Logic and Maths in Alice’s Adventures in Wonderland

Carroll was a mathematical conservative. In the late 19th century, algebra was changing from pure numbers to symbols (symbolic algebra) and proofs were getting more colloquial. Most of the mathematics in Alice’s Adventures in Wonderland is a critique of the maths of the period. We can look at the following examples which demonstrate this. 

“Standard” Multiplication

Alice, seven years old, knows her times tables. But how is it that her times tables are so wrong? 4 times 5 isn’t 12, and 4 times 6 is definitely not 13, as said in the novel. 

But lo and behold, this is in fact true! This is due to the use of different bases. (You can learn more about different bases here.) We normally work in base 10, but if we look at different bases, then the puzzles do indeed work. 4 times 5 in base 18 is 12, and 4 times 6 is 13 if the base is 21. In fact, the formula for Alice’s puzzling multiplication is 4𝑛 in base 3+3𝑛, so 4 times 7 will be 14 in base 24.

The first British treatise by Augustus De Morgan on symbolic algebra was translated from Arabic as “restoration and reduction” (from “al jebr e al mokabala”). This describes the Caterpillar chapter in the novel in some sense. In the chapter, the Caterpillar tells Alice to “keep her temper.” He remarks that being so many different sizes isn’t very hard, however Alice doesn’t agree. 

Intellectuals in Carroll’s day would have seen the word “temper” differently. It can mean “a middle state between extremes.” So the Caterpillar is actually telling her to keep proportional, or similar. In Euclidean Geometry, if the Caterpillar keeps his proportions, he’s still a Caterpillar, since magnitudes don’t matter, only ratios. (A big square is still a square, but a square with 2 longer sides and 2 shorter sides is no longer a square but instead a rectangle) However, when Alice goes out of proportion in the novel, we question what she is. She meets a pigeon who asks if she is a “serpent”, and she doesn’t know whether or not that’s true.
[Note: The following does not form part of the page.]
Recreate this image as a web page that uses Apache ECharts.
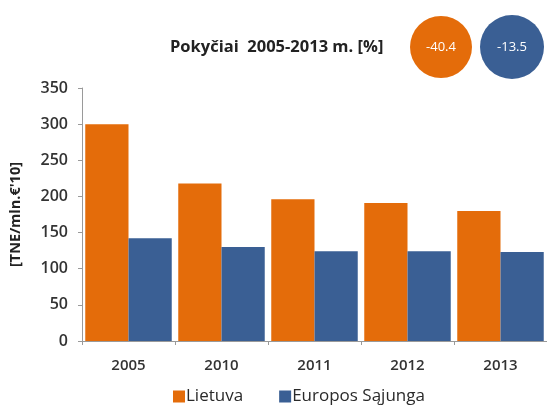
<!DOCTYPE html>
<html>
<head>
<meta charset="utf-8">
<script src="https://cdn.jsdelivr.net/npm/echarts@6/dist/echarts.min.js"></script>
<style>
html,body{margin:0;padding:0;background:#fff;}
#chart{width:547px;height:406px;}
</style>
</head>
<body>
<div id="chart"></div>
<script>
const categories = ['2005', '2010', '2011', '2012', '2013'];
const lietuva = [300, 218, 196, 191, 180];
const europos = [142, 130, 124, 124, 123];
const seriesNames = ['Lietuva', 'Europos Sąjunga'];
const changeTitle = 'Pokyčiai  2005-2013 m. [%]';
const changeValues = ['-40.4', '-13.5'];
const yAxisName = "[TNE/mln.€'10]";

const ORANGE = '#E46C0A';
const BLUE = '#3A5F94';
const FONT = 'Open Sans';

const chart = echarts.init(document.getElementById('chart'));
chart.setOption({
  animation: false,
  backgroundColor: '#fff',
  textStyle: { fontFamily: FONT },
  grid: { left: 81, right: 0, top: 88, bottom: 65, containLabel: false },
  legend: {
    bottom: -4,
    left: 168,
    itemWidth: 12,
    itemHeight: 12,
    itemGap: 36,
    icon: 'rect',
    textStyle: { fontFamily: FONT, fontSize: 17, color: '#2a2a2a', padding: [0, 0, 0, -4] },
    data: seriesNames
  },
  xAxis: {
    type: 'category',
    data: categories,
    axisLine: { lineStyle: { color: '#9a9a9a', width: 1 } },
    axisTick: { show: true, length: 4, lineStyle: { color: '#9a9a9a' } },
    axisLabel: { fontFamily: FONT, fontSize: 15, fontWeight: 600, color: '#333', margin: 17 }
  },
  yAxis: {
    type: 'value',
    min: 0,
    max: 350,
    interval: 50,
    name: yAxisName,
    nameLocation: 'middle',
    nameGap: 59,
    nameTextStyle: { fontFamily: FONT, fontSize: 14.5, fontWeight: 'bold', color: '#222' },
    axisLine: { show: true, lineStyle: { color: '#9a9a9a', width: 1 } },
    axisTick: { show: true, length: 4, lineStyle: { color: '#9a9a9a' } },
    splitLine: { show: false },
    axisLabel: { fontFamily: FONT, fontSize: 16, fontWeight: 600, color: '#333', margin: 14 }
  },
  series: [
    {
      name: seriesNames[0], type: 'bar', data: lietuva,
      itemStyle: { color: ORANGE }, barGap: '0%', barCategoryGap: '7%'
    },
    {
      name: seriesNames[1], type: 'bar', data: europos,
      itemStyle: { color: BLUE }, barGap: '0%', barCategoryGap: '7%'
    }
  ],
  graphic: [
    {
      type: 'text', x: 170, y: 47,
      style: { text: changeTitle, fontFamily: FONT, fontSize: 16.5, fontWeight: 'bold', fill: '#222', verticalAlign: 'middle' }
    },
    {
      type: 'circle', shape: { cx: 441, cy: 47, r: 31 },
      style: { fill: ORANGE }
    },
    {
      type: 'text', x: 441, y: 47,
      style: { text: changeValues[0], fontFamily: FONT, fontSize: 13, fill: '#fff', align: 'center', verticalAlign: 'middle' }
    },
    {
      type: 'circle', shape: { cx: 512, cy: 47, r: 32 },
      style: { fill: BLUE }
    },
    {
      type: 'text', x: 512, y: 47,
      style: { text: changeValues[1], fontFamily: FONT, fontSize: 13, fill: '#fff', align: 'center', verticalAlign: 'middle' }
    }
  ]
});
</script>
</body>
</html>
After all, it’s commented that both snakes and little girls eat eggs, which is a similarity, however one is just longer than the other. And due to her change in size, Alice is now long too. In symbolic algebra, can we say Alice is still a little girl? 

Babies are Pigs and Cats Grin 

In one of the chapters, Carroll critiques the Principle of Continuity. In the scene, Alice enters the house of the Duchess and the Cook with the Pepper, where she meets a baby. Or is it a pig? Pigs and babies are the same here in Wonderland because they share the same “projected properties.” Essentially the Principle of Continuity says as long as the shape retains some of its basic properties, it can bend and shift into another shape. So, a circle is the same as an ellipse or the Cheshire cat’s weird, shifting grin. Since they retain the same principles, they are the same. A baby and a pig have the same number of limbs and holes and make similar noises, so they are the same. 

But this is absurd! Surely babies and pigs and the ever-present smile are not the same at all? But they are in topology! 

Mad t-Party 

Finally, everyone’s favourite scene: the Mad Hatter’s Tea Party. The Mad Hatter’s Tea Party is a reference to the Quaternions! Quaternions are a type of algebra which describe rotations in a 3D space. (You can read more about quaternions here.) In 1843, when mathematician William Rowan Hamilton introduced Quaternions, they were recognised by Victorians as revolutionising abstract algebra. Hamilton began with only three terms, one for each dimension, and later added a fourth, which he called “Time.” Without Time, the proposed Quaternions rotated on into infinity. 

Early in the scene, the Hatter mentions that they’re missing a guest: Time! Without Time, they spend the rest of the day rotating around and around, until the Hatter and the Hare try to squeeze the Dormouse into the teapot, thinking if they can get rid of another dimension, then maybe they would stop rotating. They wouldn’t be Quaternions anymore, at least. 

Alice can’t stop the rotation, even when she joins the party. She’s not Time and doesn’t have these special properties. See, Alice is commutative: she is the same forwards and backwards. The other three, however, are not, as their statements only work one way. She doesn’t fit into the group, and cannot replace the last “noncommutative” element. Thus, despite her best attempts, she is unhelpful.